All is One s’ouvre chronologiquement sur les desins d’enfance de l’auteur en Alsace, sous occupation nazie. Dès 7 ans, le jeune Tomi consigne dans des carnets de notes et ses livrets scolaires (dont une large sélection est présentée sous verre au public de l’exposition) son dégoût de la guerre et sa colère. “Anger is fuel to my work”, lance-t-il au public new-yorkais venu l’écouter au lendemain du vernissage de l’exposition à Soho. Après la guerre, il décide de tenter sa chance en Amérique et débarque en 1956 à New York, avec un carton de dessins et 60 dollars en poche. Il y restera 14 ans…

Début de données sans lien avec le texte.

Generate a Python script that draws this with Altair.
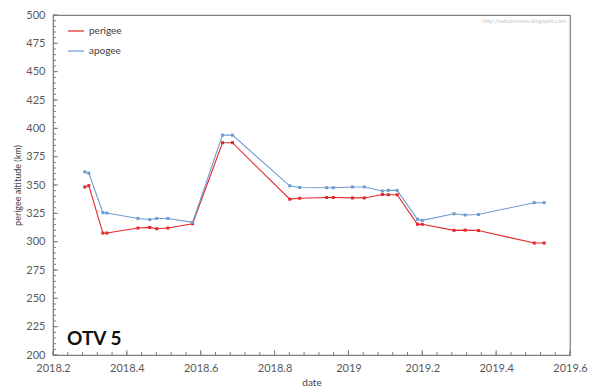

Repéré par l’éditrice américaine d’Harper and Row, il multiplie les collaborations avec les journaux et magazines les plus prestigieux — Esquire, Life, Harper’s Bazaar, The New York Times — et publie en 1957 son premier livre d’illustration jeunesse : The Mellops Go Flying (Les Mellops font de l’avion), les aventures d’une famille de cochons, au succès immédiat. Suivront trois autres succès de librairie : Les Trois Brigands (1961), Jean de la Lune (1966) et L’Ogre de Zéralda (1971).

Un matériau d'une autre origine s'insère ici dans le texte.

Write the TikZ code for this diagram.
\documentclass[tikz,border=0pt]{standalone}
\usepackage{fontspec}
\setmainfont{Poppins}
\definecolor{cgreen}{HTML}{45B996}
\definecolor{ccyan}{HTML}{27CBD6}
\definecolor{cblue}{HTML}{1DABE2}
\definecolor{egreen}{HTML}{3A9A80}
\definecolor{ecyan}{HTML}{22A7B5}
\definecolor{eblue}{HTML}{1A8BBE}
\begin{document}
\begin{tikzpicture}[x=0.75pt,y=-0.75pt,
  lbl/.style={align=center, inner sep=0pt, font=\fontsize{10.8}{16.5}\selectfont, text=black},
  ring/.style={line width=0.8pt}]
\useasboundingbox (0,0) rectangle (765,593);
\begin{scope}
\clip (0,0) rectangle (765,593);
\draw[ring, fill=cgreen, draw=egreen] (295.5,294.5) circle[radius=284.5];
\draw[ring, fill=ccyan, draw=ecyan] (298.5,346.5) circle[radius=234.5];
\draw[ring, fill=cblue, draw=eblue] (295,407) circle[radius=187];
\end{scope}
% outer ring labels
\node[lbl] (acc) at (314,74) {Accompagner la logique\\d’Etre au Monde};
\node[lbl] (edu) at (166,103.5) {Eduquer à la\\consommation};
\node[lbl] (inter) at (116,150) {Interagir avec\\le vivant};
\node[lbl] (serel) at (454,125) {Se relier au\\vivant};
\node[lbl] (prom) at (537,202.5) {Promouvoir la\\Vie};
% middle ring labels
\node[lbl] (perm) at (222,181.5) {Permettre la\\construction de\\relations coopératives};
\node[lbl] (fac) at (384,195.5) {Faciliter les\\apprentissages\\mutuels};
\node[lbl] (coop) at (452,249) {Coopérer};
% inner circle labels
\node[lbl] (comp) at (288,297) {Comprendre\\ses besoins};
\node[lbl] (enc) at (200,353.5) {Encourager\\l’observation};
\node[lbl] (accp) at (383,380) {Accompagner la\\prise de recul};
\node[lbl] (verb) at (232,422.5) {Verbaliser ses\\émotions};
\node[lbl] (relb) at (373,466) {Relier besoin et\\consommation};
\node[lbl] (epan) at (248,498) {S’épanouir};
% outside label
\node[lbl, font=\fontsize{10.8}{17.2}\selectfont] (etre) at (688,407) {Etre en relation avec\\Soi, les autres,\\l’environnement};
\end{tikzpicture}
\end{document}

En parallèle, Tomi Ungerer entame dans les années 1960 une carrière de dessinateur publicitaire, en plein âge d’or de la publicité. Les « Mad Men » se disputent sa créativité, les commandes pleuvent. L’une de ses plus célèbres campagnes, pour le New York Times, fit recouvrir d’immenses affiches les murs du métro new-yorkais. Mais en secret, cet admirateur des dessins satiriques du New Yorker rêve d’être le nouveau Saul Steinberg, l’un de ses dessinateurs préférés. « Mon admiration pour Steinberg et est sans bornes. En seulement quelques lignes, il était capable de faire passer une idée intellectuelle », rappelle l’artiste.

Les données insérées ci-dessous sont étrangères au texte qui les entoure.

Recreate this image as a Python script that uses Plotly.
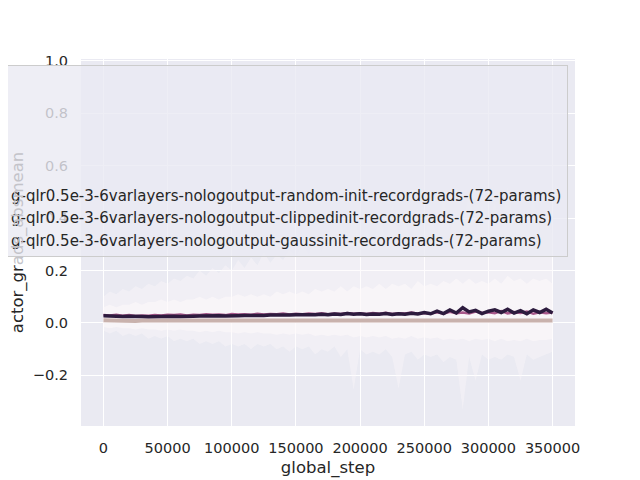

Une critique sociale et politique de l’Amérique

Parallèlement à son activité commerciale, il livre dans ses cartoons et ses affiches son regard critique de la société américaine. Il s’en prend au monde des affaires, notamment avec sa caricature du businessman de New York (son homo businiensis), un homme toujours pressé et angoissé, dans sa course à la réussite et à l’argent. Son autre aversion, pour les travers de la high-society new-yorkaise, est l’objet de sa série The Party : une peinture sans concessions des people du monde de l’édition, de la presse et de la publicité, représentés sous la forme de monstres à têtes de pieuvres et de rapaces. The Party est un règlement de comptes entre Tomi Ungerer et New York, une ville qu’il aime et déteste à la fois. Plusieurs de ces dessins à l’encre de Chine sont présentés dans l’exposition, accompagnés de légendes déformant à peine les noms des convives, tel le portrait peu flatteur de cet homme en costume, Mr. Gideon Milton Rotlieb (1966), dont la tête est dotée de mandibules d’insectes.

Mais c’est surtout la politique américaine des années 1960 que l’artiste dénoncera avec le plus de verve. Les présidents Johnson et Nixon sont l’objet récurrent de ses attaques. Dans ses illustrations de presse, il s’attaque violemment aux symboles du pays que sont la Statue de la Liberté et l’Oncle Sam. Le ségrégationnisme racial est dénoncé dans sa célèbre affiche réalisée en 1967, Black Power/White Power (1967), l’une de images les plus célèbres du dessinateur (également exposée) qui interroge avec audace la responsabilité de chaque camp en représentant un homme noir et un homme blanc s’entre-dévorant. Tomi Ungerer parle de « dessins coups de poing » : « la quête du style ne doit pas être la quête première du dessinateur mais bien le message clair et percutant », a rappelé l’artiste que le qualificatif d' »agent provocateur » fait sourire.

Série érotique, le scandale de trop

La guerre du Vietnam, qui l’a particulièrment révolté, est le sujet d’une série d’affiches commandée en 1967 par l’université de Columbia. Parmi les plus connues, Eat (à voir dans l’exposition), représentant une main dont le bras force un Asiatique à avaler le symbole de la démocratie américaine, une statue de la Liberté en miniature, Give et Kiss For Peace, jugées si provocatrices à l’époque qu’elles furent refusées par ceux-là mêmes qui les avaient commandées. Placé sur écoute et menacé, Tomi Ungerer refuse pourtant de s’assagir.

Une sélection de ses dessins érotiques (et souvent humoristiques) est également présentée dans une salle plus petite et fermée, au fond de la galerie. On peut y voir notamment des dessins à l’encre noire, issus de la série Fornicon, symbolisant le « sexe à l’amé­ricaine », avec ses machines industrielles d’orgasmes à la chaîne. La bonne société est horrifiée et qualifie l’auteur pour enfants de « pornographe ». En représailles, ses livres pour enfants sont bannis de la rubrique livres jeunesse du New York Times et l’auteur est relégué au rang de dessinateur underground. Déçu, l’artiste fait ses bagages et quitte les Etats-Unis pour le Canada, puis la campagne irlandaise où il vit encore. Ironie du temps qui passe, ses dessins hier mis à l’index, sont désormais en vente au MoMA.


=> Exposition Tomi Ungerer: All in One, du 16 janvier au 22 mars au Drawing Center, 35 Wooster Street, New York).
=> A voir : L’Esprit frappeur, l’excellent documentaire consacré à Tomi Ungerer sur Netflix.
=> A lire : les trois livres majeurs sur la satire de l’Amérique : 
The Party (critique sociale), Fornicon (critique sexuelle) et America (critique politique).